Another feature of the dual-coil-relay system is the simplicity of the master control unit. As shown in Figure 7, the unit consists of two push-button switches and one two-pole rotary switch. The rotary switch can have many more positions than shown in Figure 7. To operate the master unit, merely rotate the rotary switch to select the desired light and press the on or off button. To quickly turn all lights on, just hold the on switch down while rotating the rotary switch through all of its positions. Of course, all lights can be turned off just as quickly.

Figure 7. Master control station for a dual-coil relay circuit. The master control uses two NO push-button switches and a 2P rotary switch.

## Thermostat Control

Figure 8 shows another type of low-voltage control circuit. This circuit is used to provide remote thermostat control of one or more baseboard electric heaters. Notice that the transformer primary is energized all the time, so the circuit uses a little energy even when the heater is off.

Figure 8. Electric heater control circuit. Note that the required grounding conductors are not shown.

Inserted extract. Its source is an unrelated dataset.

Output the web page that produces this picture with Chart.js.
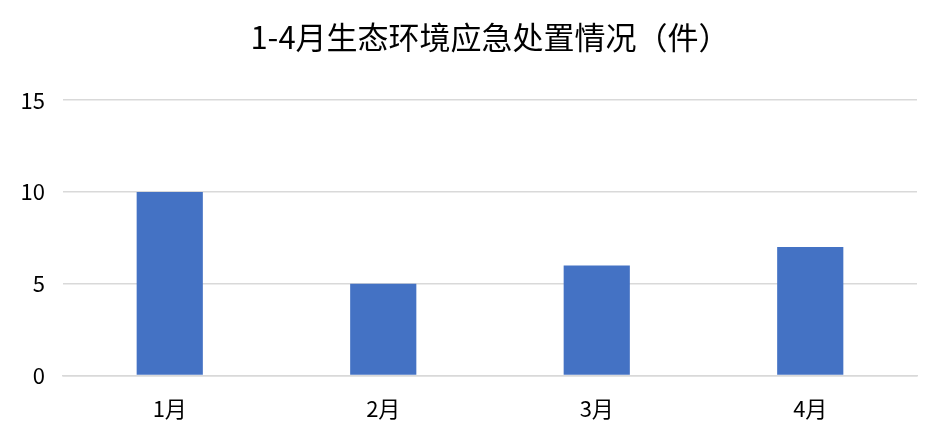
<!DOCTYPE html>
<html>
<head>
<meta charset="utf-8">
<script src="https://cdn.jsdelivr.net/npm/chart.js@4"></script>
<style>
  html, body { margin: 0; padding: 0; background: #fff; }
  #wrap { width: 942px; height: 445px; }
</style>
</head>
<body>
<div id="wrap"><canvas id="chart"></canvas></div>
<script>
// Data
const titleText = "1-4月生态环境应急处置情况（件）";
const months = ["1月", "2月", "3月", "4月"];
const counts = [10, 5, 6, 7];
const yTicks = [0, 5, 10, 15];

const fontFamily = "'Noto Sans CJK SC', 'Noto Sans', sans-serif";

Chart.defaults.font.family = fontFamily;
Chart.defaults.color = "#000";

new Chart(document.getElementById("chart"), {
  type: "bar",
  data: {
    labels: months,
    datasets: [{
      label: "件",
      data: counts,
      backgroundColor: "#4472C4",
      borderWidth: 0,
      categoryPercentage: 1,
      barPercentage: 0.31
    }]
  },
  options: {
    responsive: true,
    maintainAspectRatio: false,
    animation: false,
    layout: { padding: { left: 0, right: 25, top: 0, bottom: 3 } },
    plugins: {
      legend: { display: false },
      tooltip: { enabled: false },
      title: {
        display: true,
        fullSize: false, // centre over the plot area, not the whole canvas
        text: titleText,
        color: "#000",
        font: { size: 31, weight: "normal" },
        padding: { top: 19, bottom: 44 }
      }
    },
    scales: {
      x: {
        grid: { display: false, drawTicks: false },
        border: { display: true, color: "#d9d9d9", width: 1.5 },
        ticks: { font: { size: 22 }, padding: 20, color: "#000" }
      },
      y: {
        min: 0,
        max: 15,
        afterBuildTicks: (scale) => { scale.ticks = yTicks.map(v => ({ value: v })); },
        afterFit: (scale) => { scale.width = 63; },
        grid: { color: "#d9d9d9", lineWidth: 1.5, drawTicks: false },
        border: { display: false },
        ticks: { font: { size: 22 }, padding: 18, color: "#000" }
      }
    }
  }
});
</script>
</body>
</html>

When the thermostat detects the need for heat, its detection device closes a set of contacts. This allows a small (milliampere) current to flow through the small heating element in the 18-V secondary circuit. The heating element heats the bimetal strip and causes it to bend down and close a set of heavy-duty contacts that connect the 240-V main line to the 240-V heater load. After the room warms up, the thermostat contacts open, the bimetal strip cools and straightens out, and the 240-V line is disconnected from the heater.

Key Takeaways

Low-voltage control circuits, particularly those employing relays, play a vital role in a wide range of applications, from lighting control to thermostat regulation. By utilizing low-voltage, low-current components, and innovative relay mechanisms, these circuits offer efficient and flexible solutions for managing electrical systems. Their ability to provide multipoint control, integrate indicator lights, and facilitate remote operation enhances convenience, energy efficiency, and safety in various settings.